I've mentioned my licensing in a few places before, but I really should get around to sticking these things in the files. MIT or the new BSD license are fine with me - I want anything I do to be as useful to as many people as possible.
Joe Fenton <jlfenton65@gmail.com> is fine for the author/contact.
Done. I will commit as soon as I actually test it out with some STL examples.
Chilly Willy said:
Which one? I mostly use the standard allocator in libc, or msys - Simple Malloc & Free Functions - by
malkia@digitald.com. I made two versions of msys that are identical, but meant to be used by the separate SH2s - msys for the Master SH2, and ssys for the Slave SH2. That avoids any cache coherency and locking needed to try to share allocators between the two processors.
I'm using the one from:
http://tlsf.baisoku.org/ I haven't tested it, but I'm going to make the necessary changes.
I would say that using locks would be best (that'll add in the framework for threads). Aside from that, why not make the code thread-safe by avoiding the use of global/static variables?
Chilly Willy said:
Make a third allocator from msys called vsys for the VDP1, then just alloc blocks as needed, and reinit the zone to clear everything at once. Maybe FOUR allocators from msys: one for the Master SH2, one for the Slave SH2, one for VDP1, and one for VDP2.
I've thought of altering msys to take a zone for an input argument. Then you could have any number of zones. For VDP1, allocate a block from the main vram zone, then create a new zone using that block for tables and whatnot.

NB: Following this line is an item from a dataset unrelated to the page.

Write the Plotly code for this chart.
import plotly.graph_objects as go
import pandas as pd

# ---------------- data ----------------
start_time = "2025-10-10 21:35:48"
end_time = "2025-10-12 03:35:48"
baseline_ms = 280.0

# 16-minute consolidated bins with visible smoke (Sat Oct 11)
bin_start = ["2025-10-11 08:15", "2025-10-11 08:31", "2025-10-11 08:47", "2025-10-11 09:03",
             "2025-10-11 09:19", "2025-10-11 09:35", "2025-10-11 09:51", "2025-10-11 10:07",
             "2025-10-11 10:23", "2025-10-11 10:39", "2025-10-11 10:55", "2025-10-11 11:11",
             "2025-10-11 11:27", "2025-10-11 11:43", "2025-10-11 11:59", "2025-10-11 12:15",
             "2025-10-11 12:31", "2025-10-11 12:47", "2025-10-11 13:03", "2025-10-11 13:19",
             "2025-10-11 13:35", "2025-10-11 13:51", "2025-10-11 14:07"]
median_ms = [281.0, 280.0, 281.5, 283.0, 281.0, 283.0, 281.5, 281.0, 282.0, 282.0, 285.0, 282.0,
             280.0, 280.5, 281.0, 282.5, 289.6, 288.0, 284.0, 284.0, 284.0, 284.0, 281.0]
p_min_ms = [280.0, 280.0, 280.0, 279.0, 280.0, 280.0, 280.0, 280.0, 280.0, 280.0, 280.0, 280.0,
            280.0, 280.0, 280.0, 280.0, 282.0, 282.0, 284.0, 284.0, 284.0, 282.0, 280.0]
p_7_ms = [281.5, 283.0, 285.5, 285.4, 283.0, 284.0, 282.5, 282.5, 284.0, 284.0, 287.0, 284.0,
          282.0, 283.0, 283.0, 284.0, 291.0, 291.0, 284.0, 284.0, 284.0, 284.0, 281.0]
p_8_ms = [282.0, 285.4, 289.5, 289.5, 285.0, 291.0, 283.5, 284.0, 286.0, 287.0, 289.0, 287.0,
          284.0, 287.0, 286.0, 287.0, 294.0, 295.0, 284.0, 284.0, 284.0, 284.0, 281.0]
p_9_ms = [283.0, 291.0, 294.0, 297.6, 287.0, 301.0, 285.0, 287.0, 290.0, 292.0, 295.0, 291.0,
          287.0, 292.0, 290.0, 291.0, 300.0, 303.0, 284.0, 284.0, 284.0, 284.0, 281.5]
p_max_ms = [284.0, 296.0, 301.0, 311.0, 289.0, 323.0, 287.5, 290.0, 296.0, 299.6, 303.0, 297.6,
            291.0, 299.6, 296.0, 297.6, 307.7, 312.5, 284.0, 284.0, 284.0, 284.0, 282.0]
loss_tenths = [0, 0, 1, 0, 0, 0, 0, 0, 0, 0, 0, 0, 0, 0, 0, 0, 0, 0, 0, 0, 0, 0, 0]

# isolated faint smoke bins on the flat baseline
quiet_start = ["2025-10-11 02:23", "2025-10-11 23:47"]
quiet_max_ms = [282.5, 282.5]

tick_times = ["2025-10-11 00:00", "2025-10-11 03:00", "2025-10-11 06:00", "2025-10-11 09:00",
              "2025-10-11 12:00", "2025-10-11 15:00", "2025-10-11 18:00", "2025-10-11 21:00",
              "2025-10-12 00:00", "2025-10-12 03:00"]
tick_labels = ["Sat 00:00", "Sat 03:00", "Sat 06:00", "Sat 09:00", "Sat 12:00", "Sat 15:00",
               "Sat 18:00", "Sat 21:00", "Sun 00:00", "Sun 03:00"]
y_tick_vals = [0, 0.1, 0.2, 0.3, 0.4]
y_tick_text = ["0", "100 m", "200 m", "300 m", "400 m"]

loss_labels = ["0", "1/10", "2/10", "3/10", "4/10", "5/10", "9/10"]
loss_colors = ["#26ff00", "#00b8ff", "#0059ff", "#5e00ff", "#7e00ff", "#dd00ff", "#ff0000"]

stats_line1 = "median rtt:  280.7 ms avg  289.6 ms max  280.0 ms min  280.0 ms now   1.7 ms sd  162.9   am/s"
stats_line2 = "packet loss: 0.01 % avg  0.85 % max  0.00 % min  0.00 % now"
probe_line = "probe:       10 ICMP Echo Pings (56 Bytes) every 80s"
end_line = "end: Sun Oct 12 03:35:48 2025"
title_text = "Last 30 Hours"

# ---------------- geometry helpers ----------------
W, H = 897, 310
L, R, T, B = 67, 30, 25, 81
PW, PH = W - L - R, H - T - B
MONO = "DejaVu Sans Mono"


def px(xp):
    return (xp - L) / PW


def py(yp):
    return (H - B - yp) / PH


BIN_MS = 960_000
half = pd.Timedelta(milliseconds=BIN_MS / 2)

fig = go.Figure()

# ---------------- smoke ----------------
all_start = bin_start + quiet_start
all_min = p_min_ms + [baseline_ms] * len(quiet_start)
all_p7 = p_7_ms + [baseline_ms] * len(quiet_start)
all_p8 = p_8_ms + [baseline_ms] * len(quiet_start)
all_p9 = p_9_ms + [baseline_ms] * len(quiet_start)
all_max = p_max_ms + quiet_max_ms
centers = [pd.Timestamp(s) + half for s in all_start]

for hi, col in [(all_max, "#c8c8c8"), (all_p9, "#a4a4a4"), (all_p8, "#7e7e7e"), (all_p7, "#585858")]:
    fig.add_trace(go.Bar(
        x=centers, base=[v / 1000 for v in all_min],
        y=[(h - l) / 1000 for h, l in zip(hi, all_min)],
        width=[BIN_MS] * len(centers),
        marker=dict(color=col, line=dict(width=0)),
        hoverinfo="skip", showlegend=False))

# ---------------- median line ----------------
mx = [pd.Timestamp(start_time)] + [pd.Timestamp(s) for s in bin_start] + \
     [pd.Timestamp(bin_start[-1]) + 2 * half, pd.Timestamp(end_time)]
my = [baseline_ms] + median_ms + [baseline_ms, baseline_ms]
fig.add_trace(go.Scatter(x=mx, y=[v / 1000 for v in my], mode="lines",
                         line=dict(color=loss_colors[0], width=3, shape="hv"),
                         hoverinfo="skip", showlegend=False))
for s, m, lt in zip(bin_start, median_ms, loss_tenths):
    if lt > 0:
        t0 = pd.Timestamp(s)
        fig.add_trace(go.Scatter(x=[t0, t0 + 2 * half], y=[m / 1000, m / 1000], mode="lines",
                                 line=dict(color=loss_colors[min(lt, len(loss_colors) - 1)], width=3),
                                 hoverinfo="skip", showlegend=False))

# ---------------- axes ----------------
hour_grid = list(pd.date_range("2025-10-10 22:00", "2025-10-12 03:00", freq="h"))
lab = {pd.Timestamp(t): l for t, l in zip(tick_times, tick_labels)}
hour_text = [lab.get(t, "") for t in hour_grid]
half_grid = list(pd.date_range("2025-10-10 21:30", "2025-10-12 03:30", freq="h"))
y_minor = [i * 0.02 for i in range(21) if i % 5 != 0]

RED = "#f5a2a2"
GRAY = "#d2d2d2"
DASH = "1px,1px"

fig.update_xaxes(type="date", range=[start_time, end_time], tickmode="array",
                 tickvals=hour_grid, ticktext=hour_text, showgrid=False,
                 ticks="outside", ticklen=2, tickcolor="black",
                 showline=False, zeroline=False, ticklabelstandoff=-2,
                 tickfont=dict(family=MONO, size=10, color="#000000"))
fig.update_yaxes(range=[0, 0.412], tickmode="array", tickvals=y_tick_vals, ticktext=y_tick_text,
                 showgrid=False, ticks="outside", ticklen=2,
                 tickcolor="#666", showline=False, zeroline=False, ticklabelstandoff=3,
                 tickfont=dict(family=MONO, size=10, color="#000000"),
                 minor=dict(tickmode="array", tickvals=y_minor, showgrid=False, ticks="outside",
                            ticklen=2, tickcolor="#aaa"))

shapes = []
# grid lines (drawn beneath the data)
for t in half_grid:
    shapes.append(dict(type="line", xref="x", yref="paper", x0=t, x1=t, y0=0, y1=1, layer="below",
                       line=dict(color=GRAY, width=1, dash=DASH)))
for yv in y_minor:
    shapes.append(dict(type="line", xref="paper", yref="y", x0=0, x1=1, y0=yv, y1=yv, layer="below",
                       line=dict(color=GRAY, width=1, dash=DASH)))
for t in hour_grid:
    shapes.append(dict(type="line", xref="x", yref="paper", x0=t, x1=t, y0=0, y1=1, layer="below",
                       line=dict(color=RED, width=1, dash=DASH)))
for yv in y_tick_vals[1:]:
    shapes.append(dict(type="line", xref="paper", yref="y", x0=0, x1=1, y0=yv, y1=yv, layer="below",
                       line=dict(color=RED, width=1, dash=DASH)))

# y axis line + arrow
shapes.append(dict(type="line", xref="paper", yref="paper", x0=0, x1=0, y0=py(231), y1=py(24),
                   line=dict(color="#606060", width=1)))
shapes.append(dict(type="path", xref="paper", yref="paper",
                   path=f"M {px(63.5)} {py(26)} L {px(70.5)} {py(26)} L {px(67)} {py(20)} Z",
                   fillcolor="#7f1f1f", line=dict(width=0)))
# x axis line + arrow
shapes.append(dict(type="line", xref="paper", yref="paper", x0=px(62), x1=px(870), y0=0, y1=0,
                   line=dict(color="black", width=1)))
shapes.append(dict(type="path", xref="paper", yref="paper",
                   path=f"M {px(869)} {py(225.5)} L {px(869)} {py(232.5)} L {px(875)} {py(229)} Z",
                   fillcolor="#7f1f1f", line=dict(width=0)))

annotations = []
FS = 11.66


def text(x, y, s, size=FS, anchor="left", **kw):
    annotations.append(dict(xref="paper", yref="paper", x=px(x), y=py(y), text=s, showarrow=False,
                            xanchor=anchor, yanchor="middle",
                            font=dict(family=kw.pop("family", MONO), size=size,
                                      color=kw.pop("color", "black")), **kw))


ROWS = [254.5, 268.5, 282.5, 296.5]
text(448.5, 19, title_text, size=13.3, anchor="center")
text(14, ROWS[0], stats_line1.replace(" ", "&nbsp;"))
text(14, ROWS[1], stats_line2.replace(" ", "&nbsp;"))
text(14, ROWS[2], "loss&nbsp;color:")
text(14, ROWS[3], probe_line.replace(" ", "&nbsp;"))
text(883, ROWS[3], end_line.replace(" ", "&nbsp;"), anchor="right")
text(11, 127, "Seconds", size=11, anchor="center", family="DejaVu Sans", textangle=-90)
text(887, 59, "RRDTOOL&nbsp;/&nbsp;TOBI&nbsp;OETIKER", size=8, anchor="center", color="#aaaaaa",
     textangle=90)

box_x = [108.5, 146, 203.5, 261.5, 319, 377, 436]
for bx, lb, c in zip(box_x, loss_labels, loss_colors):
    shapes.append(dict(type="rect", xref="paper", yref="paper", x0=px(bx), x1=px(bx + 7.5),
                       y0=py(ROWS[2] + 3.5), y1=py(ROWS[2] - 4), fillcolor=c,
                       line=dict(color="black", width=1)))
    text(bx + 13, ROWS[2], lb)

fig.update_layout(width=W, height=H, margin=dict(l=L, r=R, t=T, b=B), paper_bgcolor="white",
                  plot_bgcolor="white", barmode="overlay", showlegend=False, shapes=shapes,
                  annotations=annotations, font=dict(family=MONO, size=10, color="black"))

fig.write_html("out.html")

Then you can clear everything associated with one zone without affecting the others. Zones inside zones...
Yeah, I was thinking something similar except in a tree structure. You can have subtrees and such of command tables. The tree itself is kept in WORKRAM-H as well as all the command tables (there should be an upper bound on number of command tables in memory).
Priority and order is based on how the tree is to be traversed.

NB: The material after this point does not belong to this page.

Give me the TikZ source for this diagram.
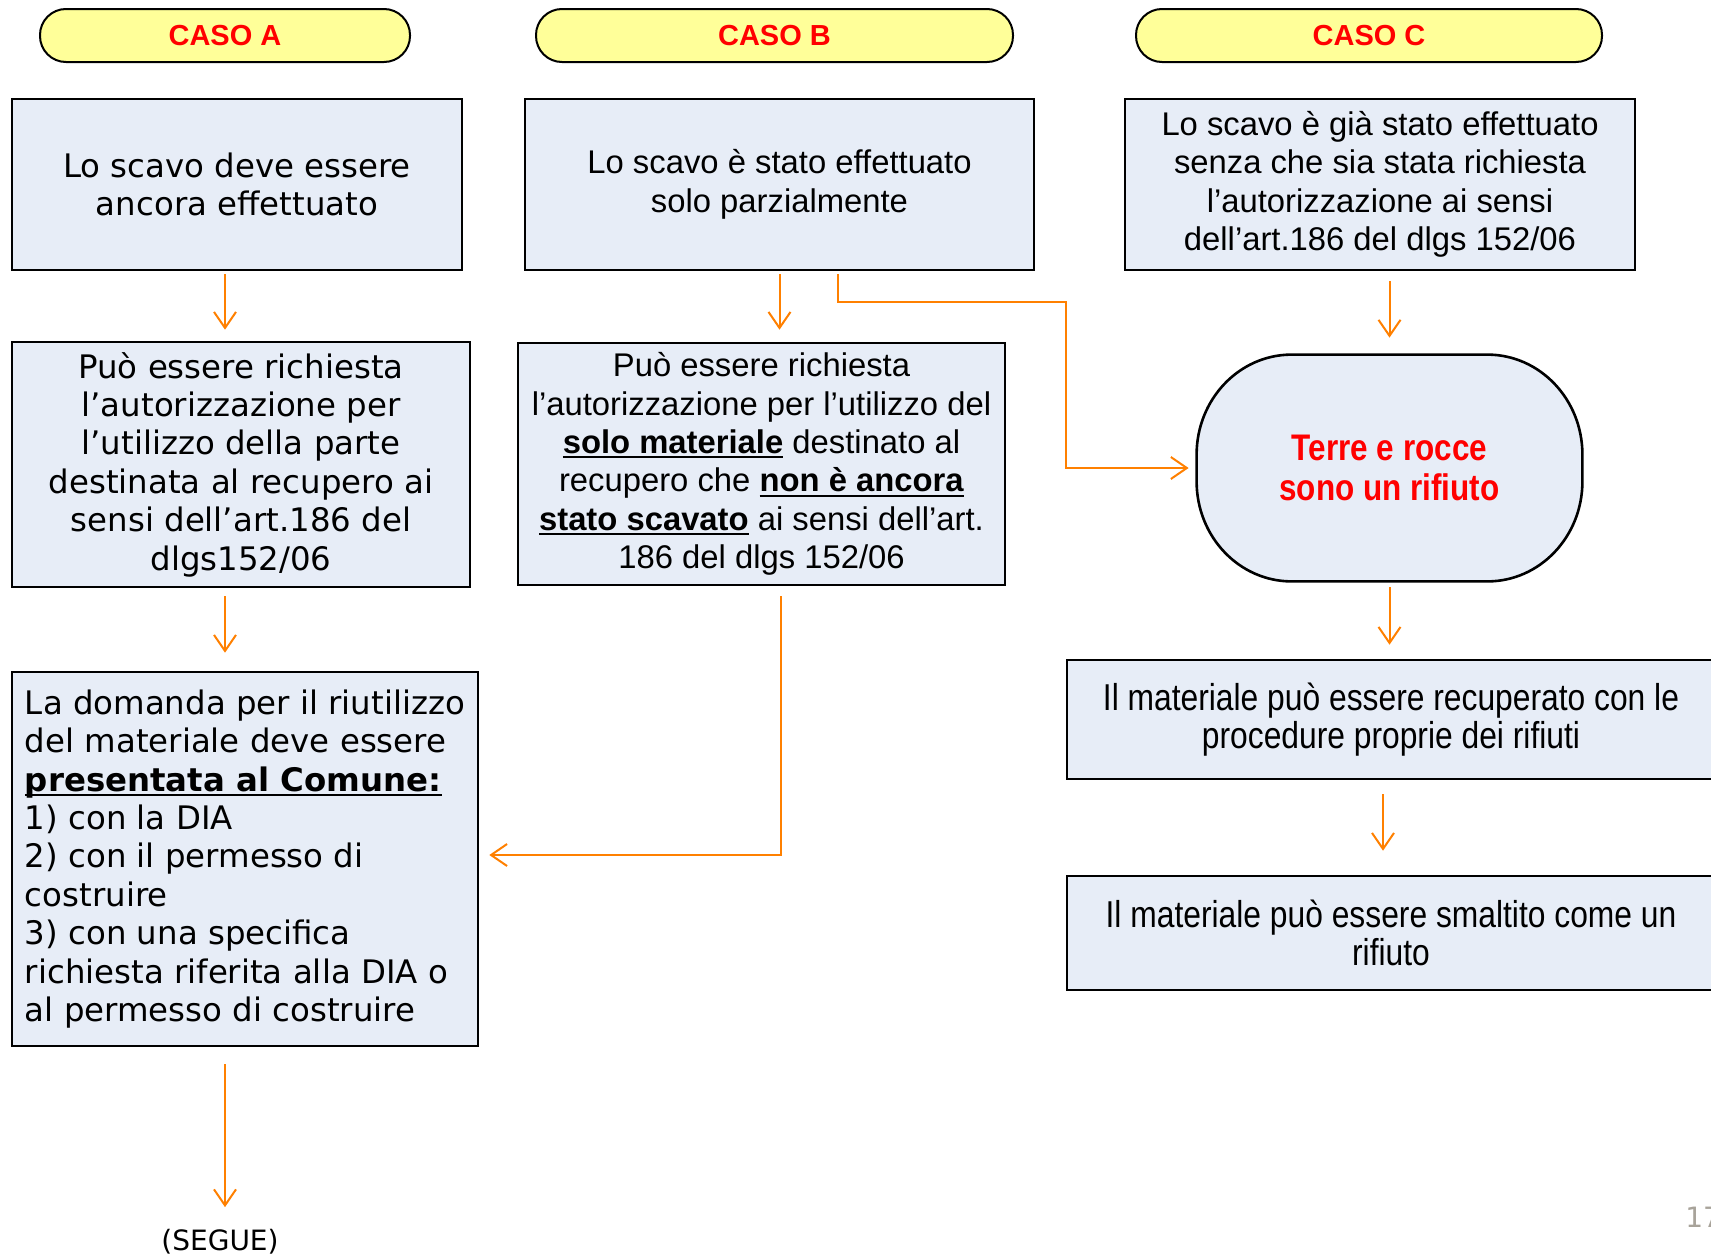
\documentclass[tikz,border=0pt]{standalone}
\usepackage{fontspec}
\usepackage{xcolor}
\usepackage{tikz}
\usetikzlibrary{arrows.meta}
\setmainfont{Liberation Sans}
\newfontfamily\verdana{DejaVu Sans}
\newfontfamily\stretto[FakeStretch=0.85]{Liberation Sans}
\definecolor{azzurrino}{RGB}{231,237,247}
\definecolor{giallino}{RGB}{255,255,153}
\definecolor{arancio}{RGB}{255,128,0}
\definecolor{grigio}{RGB}{168,163,154}
\newsavebox{\sottbox}
\newcommand{\sott}[1]{\leavevmode\sbox{\sottbox}{\textbf{#1}}\rlap{\rule[-2.4pt]{\wd\sottbox}{1pt}}\usebox{\sottbox}}
\tikzset{
  casella/.style = {draw=black, line width=1.3pt, fill=azzurrino, inner sep=0pt,
    align=center, font=\fontsize{16.4}{19.2}\selectfont},% casella di testo
  casA/.style = {casella, font=\verdana\fontsize{16.2}{19.2}\selectfont},% colonna A, testo largo
  casC/.style = {casella, font=\stretto\fontsize{18.7}{19.2}\selectfont},% colonna C, testo stretto
  caso/.style = {draw=black, line width=1pt, fill=giallino, rounded corners=13pt,
    minimum height=26.5pt, inner sep=0pt, text=red,
    font=\bfseries\fontsize{14.5}{17}\selectfont},% intestazione del caso
  terminale/.style = {minimum width=192.5pt, minimum height=113pt, inner sep=0pt},% rifiuto
  freccia/.style = {draw=arancio, line width=1pt, -{Straight Barb[length=8pt,width=11pt]}}% connettore
}
\begin{document}
\begin{tikzpicture}[x=0.5pt, y=-0.5pt]
\path[use as bounding box, fill=white] (0,0) rectangle (1711,1258);
% intestazioni
\node[caso, minimum width=185pt] (casoA) at (225,35.5) {CASO A};
\node[caso, minimum width=238.5pt] (casoB) at (774.5,35.5) {CASO B};
\node[caso, minimum width=233pt] (casoC) at (1369,35.5) {CASO C};
% caso A
\node[casA, minimum width=225pt, minimum height=85.5pt] (a1) at (237,184.5)
  {Lo scavo deve essere\\ancora effettuato};
\node[casA, minimum width=229pt, minimum height=122.5pt] (a2) at (241,464.5)
  {Può essere richiesta\\l’autorizzazione per\\l’utilizzo della parte\\destinata al recupero ai\\sensi dell’art.186 del\\dlgs152/06};
\node[casA, minimum width=233pt, minimum height=187pt, align=left] (a3) at (245,859)
  {La domanda per il riutilizzo\hspace{5pt}\\del materiale deve essere\\\sott{presentata al Comune:}\\1) con la DIA\\2) con il permesso di\\costruire\\3) con una specifica\\richiesta riferita alla DIA o\\al permesso di costruire};
\node[font=\verdana\fontsize{14}{16}\selectfont, inner sep=0pt] (segue) at (220,1242) {(SEGUE)};
% caso B
\node[casella, minimum width=254.5pt, minimum height=85.5pt] (b1) at (779.5,184.5)
  {Lo scavo è stato effettuato\\solo parzialmente};
\node[casella, minimum width=243.5pt, minimum height=121pt] (b2) at (761.5,464)
  {Può essere richiesta\\l’autorizzazione per l’utilizzo del\\\sott{solo materiale} destinato al\\recupero che \sott{non è ancora}\\\sott{stato scavato} ai sensi dell’art.\\186 del dlgs 152/06};
% caso C
\node[casella, minimum width=255pt, minimum height=85.5pt] (c1) at (1380,184.5)
  {Lo scavo è già stato effettuato\\senza che sia stata richiesta\\l’autorizzazione ai sensi\\dell’art.186 del dlgs 152/06};
\node[terminale] (c2) at (1389.5,468) {};
\draw[line width=1.3pt, fill=azzurrino] ([xshift=47.5pt]c2.north west)
  -- ([xshift=-47.5pt]c2.north east) arc[start angle=90, end angle=0, x radius=47.5pt, y radius=50pt]
  -- ([yshift=50pt]c2.south east) arc[start angle=0, end angle=-90, x radius=47.5pt, y radius=50pt]
  -- ([xshift=47.5pt]c2.south west) arc[start angle=270, end angle=180, x radius=47.5pt, y radius=50pt]
  -- ([yshift=-50pt]c2.north west) arc[start angle=180, end angle=90, x radius=47.5pt, y radius=50pt]
  -- cycle;
\node[align=center, text=red, font=\stretto\bfseries\fontsize{18.5}{19.6}\selectfont] (c2testo) at (c2)
  {Terre e rocce\\sono un rifiuto};
\node[casC, minimum width=324pt, minimum height=59.5pt] (c3) at (1391,719.5)
  {Il materiale può essere recuperato con le\\procedure proprie dei rifiuti};
\node[casC, minimum width=324pt, minimum height=57pt] (c4) at (1391,933)
  {Il materiale può essere smaltito come un\\rifiuto};
\node[anchor=west, text=grigio, font=\verdana\fontsize{14}{16}\selectfont, inner sep=0pt] (pagina) at (1685,1217) {17};
% connettori
\coordinate (gomito) at (1066,302);
\draw[freccia, shorten <=1.5pt, shorten >=5.5pt] (a1.south -| casoA.south) -- (a2.north -| casoA.south);
\draw[freccia, shorten <=4pt, shorten >=9pt] (a2.south -| casoA.south) -- (a3.north -| casoA.south);
\draw[freccia, shorten <=8.5pt, shorten >=11pt] (a3.south -| casoA.south) -- (segue.north -| casoA.south);
\draw[freccia, shorten <=1.5pt, shorten >=6pt] (b1.south) -- (b2.north -| b1.south);
\draw[freccia, shorten <=1.5pt, shorten >=4pt] ([xshift=29.25pt]b1.south) |- (gomito) |- (c2.west);
\draw[freccia, shorten <=5pt, shorten >=5pt] ([xshift=9.75pt]b2.south) |- ([yshift=2pt]a3.east);
\draw[freccia, shorten <=5pt, shorten >=8.5pt] (c1.south -| c2.north) -- (c2.north);
\draw[freccia, shorten <=3pt, shorten >=7pt] (c2.south) -- (c3.north -| c2.south);
\draw[freccia, shorten <=7pt, shorten >=12pt] ([xshift=-4pt]c3.south) -- ([xshift=-4pt]c4.north);
\end{tikzpicture}
\end{document}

Before the entire tree of command tables is updated. That is, the only the ones that have changed in WORKRAM-H (essentially this tree is a cache of VDP1 VRAM) -- they're sorted properly by the LUT of transfers passed to either of the three SCU DMA levels.

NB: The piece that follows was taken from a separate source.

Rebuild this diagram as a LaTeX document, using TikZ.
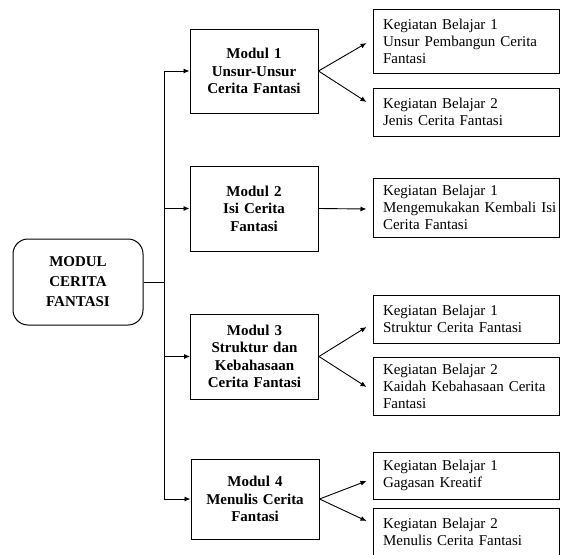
\documentclass[tikz,border=0pt]{standalone}
\usepackage{fontspec}
\setmainfont{Liberation Serif}
\usetikzlibrary{calc,arrows.meta}
\tikzset{
  modul/.style={draw, line width=1pt, text width=120pt, inner xsep=4pt, inner ysep=0pt, align=center, font=\bfseries\fontsize{15}{17.5}\selectfont},
  kegiatan/.style={draw, line width=1pt, text width=166pt, inner xsep=10pt, inner ysep=0pt, align=left, font=\fontsize{15}{17}\selectfont},
  induk/.style={draw, line width=1pt, rounded corners=15pt, minimum width=130pt, minimum height=86pt, align=center, font=\bfseries\fontsize{15}{20}\selectfont},
  panah/.style={-{Latex[length=6pt,width=5pt]}, line width=0.9pt},
}

\begin{document}
\begin{tikzpicture}[x=1pt, y=-1pt]
	%%%%% START %%%%%
	\useasboundingbox (0,0) rectangle (562,554);
	\clip (0,0) rectangle (562,554);
	
	\node[induk] (main) at (78,282) {MODUL\\CERITA\\FANTASI};
	
	\node[modul, minimum height=84pt] (m1) at (254,71) {Modul 1\\Unsur-Unsur\\Cerita Fantasi};
	\node[modul, minimum height=85pt] (m2) at (254,208.5) {Modul 2\\Isi Cerita\\Fantasi};
	\node[modul, minimum height=85pt] (m3) at (254.5,356.5) {Modul 3\\Struktur dan\\Kebahasaan\\Cerita Fantasi};
	\node[modul, minimum height=80pt] (m4) at (255,499) {Modul 4\\Menulis Cerita\\Fantasi};
	
	\node[kegiatan, minimum height=64pt] (k11) at (466,41) {Kegiatan Belajar 1\\Unsur Pembangun Cerita\\Fantasi};
	\node[kegiatan, minimum height=48pt] (k12) at (466,112) {Kegiatan Belajar 2\\Jenis Cerita Fantasi};
	\node[kegiatan, minimum height=59pt] (k21) at (466,207.5) {Kegiatan Belajar 1\\\mbox{Mengemukakan Kembali Isi}\\Cerita Fantasi};
	\node[kegiatan, minimum height=48pt] (k31) at (466,319) {Kegiatan Belajar 1\\Struktur Cerita Fantasi};
	\node[kegiatan, minimum height=58pt] (k32) at (466,386) {Kegiatan Belajar 2\\\mbox{Kaidah Kebahasaan Cerita}\\Fantasi};
	\node[kegiatan, minimum height=47pt] (k41) at (466,475.5) {Kegiatan Belajar 1\\Gagasan Kreatif};
	\node[kegiatan, minimum height=48pt] (k42) at (466,532) {Kegiatan Belajar 2\\Menulis Cerita Fantasi};
	
	% batang
	\coordinate (t1) at (164,71);
	\coordinate (t4) at (164,499);
	\draw[line width=0.9pt] (t1) -- (t4);
	\draw[line width=0.9pt] (main.east) -- (main.east -| t1);
	\foreach \m in {m1,m2,m3,m4}
		\draw[panah] (\m.west -| t1) -- (\m.west);
	
	\draw[panah] (m1.east) -- ($(k11.west)+(-6,2)$);
	\draw[panah] (m1.east) -- ($(k12.west)+(-6,-10)$);
	\draw[panah] (m2.east) -- ($(k21.west)+(-6,1.5)$);
	\draw[panah] (m3.east) -- ($(k31.west)+(-6,8)$);
	\draw[panah] (m3.east) -- ($(k32.west)+(-6,1)$);
	\draw[panah] (m4.east) -- ($(k41.west)+(-6,5.5)$);
	\draw[panah] (m4.east) -- ($(k42.west)+(-6,-11)$);
	
	%%%%% END %%%%%
\end{tikzpicture}
\end{document}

Or they're sorted by using the linked list which tells VDP1 what command table to access next. Chances are, it's going to be a mixture of both.
Example:
So considering adding an X number of command tables in WORKRAM-H at address W. Starting at offset Y in VDP1 VRAM where the first command table is stored, I could traverse the tree and create a LUT of transfers for SCU-DMA (indirect mode):
src: W[X - 1], dst: Y[0], size: 32B
src: W[X - 2], dst: Y[1], size: 32B
src: W[0], dst: Y[2], size: 32B
src: W[1], dst: Y[3], size: 32B
src: W[4], dst: Y[4], size: 32B
src: W[5], dst: Y[5], size: 32B
src: W[6], dst: Y[6], size: 32B
And so on.
Now what if I want to update command table W[5] and delete W[6]? Update them in WORKRAM-H by writing a bit in W[6] that tells VDP1 to
skip the command table. As for W[5], update whatever.
Then do another SCU-DMA transfer of only two transfers:
src: W[5], dst: Y[5], size: 32B
src: W[6], dst: Y[6], size: 32B
I'm going to have to keep track which have changed.
As for allocating memory, yeah that should be done by the standard malloc/free. Textures on the other hand could be done through garbage collection. For example, if I delete W[6] and it used a texture then decrement the ref. counter. Then put it back on the free/used list. I could use that standard allocator just for this purpose! Speed it up since the smallest we'll go is for a 8x1 4-bit texture (padded to be a 8x2 4-bit texture). And this code is in the public domain or MIT/BSD licensed?
What's difficult about texture allocation is the fact that we can allow texture sizes in the Y direction to be not in powers of 2. So we're going to waste some VDP1 VRAM by padding everything.
What do you think? Do you think this is viable for 3D?